WHAT NEEDS TO BE DONE »
Repeat the full listing below verbatim and keep the images out.

-- start --

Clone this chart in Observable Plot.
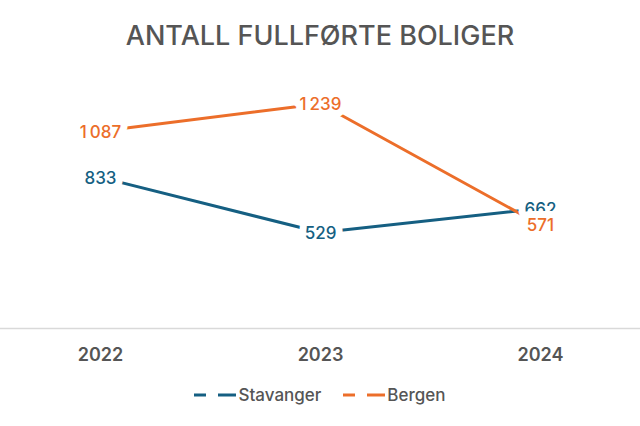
<!DOCTYPE html>
<html><head><meta charset="utf-8">
<script src="https://cdn.jsdelivr.net/npm/d3@7"></script>
<script src="https://cdn.jsdelivr.net/npm/@observablehq/plot@0.6"></script>
<style>
body{margin:0;background:#fff;font-family:Inter,"Liberation Sans",sans-serif;width:640px;height:426px;overflow:hidden}
#title{height:60px;display:flex;align-items:center;justify-content:center;font-size:27px;color:#555;font-weight:500;padding-top:10px;box-sizing:border-box}
#legend{display:flex;justify-content:center;gap:22px;font-size:17px;color:#555;margin-top:15px;font-weight:500}
#legend span{display:flex;align-items:center}
</style></head>
<body>
<div id="title">ANTALL FULLFØRTE BOLIGER</div>
<div id="chart"></div>
<div id="legend"></div>
<script>
const years = ["2022", "2023", "2024"];
const stavanger = [833, 529, 662];
const bergen = [1087, 1239, 571];
const seriesNames = ["Stavanger", "Bergen"];
const colors = ["#155f82", "#ec6e2a"];

const data = [];
years.forEach((y, i) => data.push({year: y, value: stavanger[i], series: "Stavanger"}));
years.forEach((y, i) => data.push({year: y, value: bergen[i], series: "Bergen"}));

const chart = Plot.plot({
  width: 640,
  height: 310,
  marginLeft: 0,
  marginRight: 0,
  marginTop: 14,
  marginBottom: 42,
  style: {fontFamily: "Inter, 'Liberation Sans', sans-serif", background: "#fff"},
  x: {type: "point", domain: years, padding: 0.4545, label: null},
  y: {domain: [0, 1400], axis: null},
  color: {domain: seriesNames, range: colors},
  marks: [
    Plot.ruleY([0], {stroke: "#d9d9d9", strokeWidth: 1.5}),
    Plot.axisX({tickSize: 0, tickPadding: 20, fontSize: 18, fontWeight: 600, fill: "#555", label: null}),
    Plot.line(data.filter(d => d.series === "Stavanger"), {x: "year", y: "value", stroke: colors[0], strokeWidth: 3}),
    Plot.line(data.filter(d => d.series === "Bergen"), {x: "year", y: "value", stroke: colors[1], strokeWidth: 3}),
    Plot.text(data.filter(d => d.series === "Stavanger"), {x: "year", y: "value", dy: 1, text: d => String(d.value), fill: colors[0], stroke: "white", strokeWidth: 14, strokeLinejoin: "round", fontSize: 17, fontWeight: 500}),
    Plot.text(data.filter(d => d.series === "Bergen"), {x: "year", y: "value", dy: 1, text: d => d.value >= 1000 ? String(d.value)[0] + "\u2009" + String(d.value).slice(1) : String(d.value), fill: colors[1], stroke: "white", strokeWidth: 14, strokeLinejoin: "round", fontSize: 17, fontWeight: 500})
  ]
});
document.getElementById("chart").appendChild(chart);

const legend = document.getElementById("legend");
seriesNames.forEach((name, i) => {
  const s = document.createElement("span");
  s.innerHTML = `<svg width="42" height="10" style="margin-right:2px"><line x1="0" y1="5" x2="12" y2="5" stroke="${colors[i]}" stroke-width="3"/><line x1="24" y1="5" x2="42" y2="5" stroke="${colors[i]}" stroke-width="3"/></svg>${name}`;
  legend.appendChild(s);
});
</script>
</body></html>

-- end --

TASK RESULT »
Clone this chart in Observable Plot.
<!DOCTYPE html>
<html><head><meta charset="utf-8">
<script src="https://cdn.jsdelivr.net/npm/d3@7"></script>
<script src="https://cdn.jsdelivr.net/npm/@observablehq/plot@0.6"></script>
<style>
body{margin:0;background:#fff;font-family:Inter,"Liberation Sans",sans-serif;width:640px;height:426px;overflow:hidden}
#title{height:60px;display:flex;align-items:center;justify-content:center;font-size:27px;color:#555;font-weight:500;padding-top:10px;box-sizing:border-box}
#legend{display:flex;justify-content:center;gap:22px;font-size:17px;color:#555;margin-top:15px;font-weight:500}
#legend span{display:flex;align-items:center}
</style></head>
<body>
<div id="title">ANTALL FULLFØRTE BOLIGER</div>
<div id="chart"></div>
<div id="legend"></div>
<script>
const years = ["2022", "2023", "2024"];
const stavanger = [833, 529, 662];
const bergen = [1087, 1239, 571];
const seriesNames = ["Stavanger", "Bergen"];
const colors = ["#155f82", "#ec6e2a"];

const data = [];
years.forEach((y, i) => data.push({year: y, value: stavanger[i], series: "Stavanger"}));
years.forEach((y, i) => data.push({year: y, value: bergen[i], series: "Bergen"}));

const chart = Plot.plot({
  width: 640,
  height: 310,
  marginLeft: 0,
  marginRight: 0,
  marginTop: 14,
  marginBottom: 42,
  style: {fontFamily: "Inter, 'Liberation Sans', sans-serif", background: "#fff"},
  x: {type: "point", domain: years, padding: 0.4545, label: null},
  y: {domain: [0, 1400], axis: null},
  color: {domain: seriesNames, range: colors},
  marks: [
    Plot.ruleY([0], {stroke: "#d9d9d9", strokeWidth: 1.5}),
    Plot.axisX({tickSize: 0, tickPadding: 20, fontSize: 18, fontWeight: 600, fill: "#555", label: null}),
    Plot.line(data.filter(d => d.series === "Stavanger"), {x: "year", y: "value", stroke: colors[0], strokeWidth: 3}),
    Plot.line(data.filter(d => d.series === "Bergen"), {x: "year", y: "value", stroke: colors[1], strokeWidth: 3}),
    Plot.text(data.filter(d => d.series === "Stavanger"), {x: "year", y: "value", dy: 1, text: d => String(d.value), fill: colors[0], stroke: "white", strokeWidth: 14, strokeLinejoin: "round", fontSize: 17, fontWeight: 500}),
    Plot.text(data.filter(d => d.series === "Bergen"), {x: "year", y: "value", dy: 1, text: d => d.value >= 1000 ? String(d.value)[0] + "\u2009" + String(d.value).slice(1) : String(d.value), fill: colors[1], stroke: "white", strokeWidth: 14, strokeLinejoin: "round", fontSize: 17, fontWeight: 500})
  ]
});
document.getElementById("chart").appendChild(chart);

const legend = document.getElementById("legend");
seriesNames.forEach((name, i) => {
  const s = document.createElement("span");
  s.innerHTML = `<svg width="42" height="10" style="margin-right:2px"><line x1="0" y1="5" x2="12" y2="5" stroke="${colors[i]}" stroke-width="3"/><line x1="24" y1="5" x2="42" y2="5" stroke="${colors[i]}" stroke-width="3"/></svg>${name}`;
  legend.appendChild(s);
});
</script>
</body></html>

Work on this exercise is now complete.